En muchos casos, las promesas quedan incumplidas porque, en verdad, no es fácil mantenerse fieles a lo bueno. La vida está llena de insidias. El esposo soñaba en amar hasta la muerte a su esposa, pero nunca había sospechado que encontraría a aquella persona que le llevó a la ceguera pasional. El amigo se sentía fuerte cuando prometió ayuda a su vecino enfermo para limpiarle la casa, pero al final uno se cansa y prefiere invertir más tiempo en ver la televisión o en navegar en los espacios inmensos de internet. El abogado quería, y prometió, defender a los buenos y nunca pactar con los malos. Pero al ver tantos billetes y tan fáciles…

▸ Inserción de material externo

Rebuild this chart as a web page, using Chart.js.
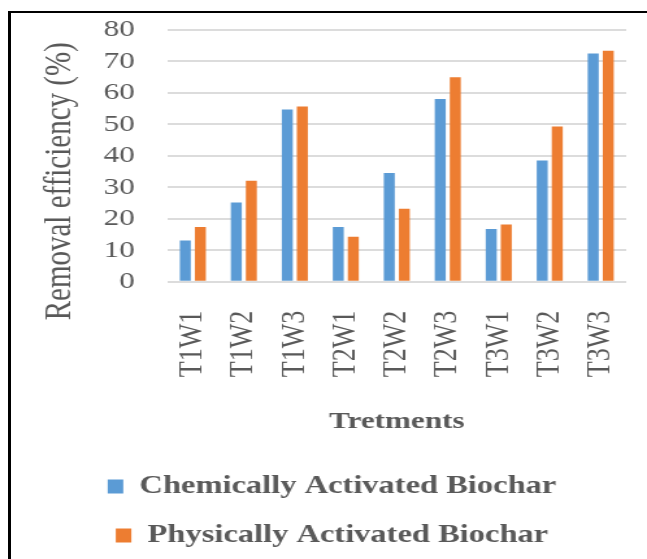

Mil insidias y tentaciones nos apartan de las promesas buenas. Basta un capricho fugaz para arruinar un pacto de fidelidad, o una carrera profesional realmente hermosa.
En casi todos esos incumplimientos, si vamos más a fondo, se esconde un mal profundo: haber olvidado lo grande y lo bello de la fidelidad, de los valores perseguidos en las promesas buenas, del amor maravilloso que hay que cultivar hacia tantas personas que esperan nuestra fidelidad, nuestra constancia, nuestra conducta íntegra.
Por eso, el camino mejor para mantenernos en las promesas buenas consiste en caldear los corazones en el amor a la justicia, a la lealtad, a las amistades sanas, a los ojos que merecen nuestro amor. Desde esos amores, recibiremos energías, en primer lugar, para superar tentaciones miserables; pero, sobre todo, para vivir las promesas no como si nos atasen con cadenas pesadas, si como un camino para ser, auténticamente, hombres y mujeres generosos, llenos de alegría, de esperanza, de nobleza de alma.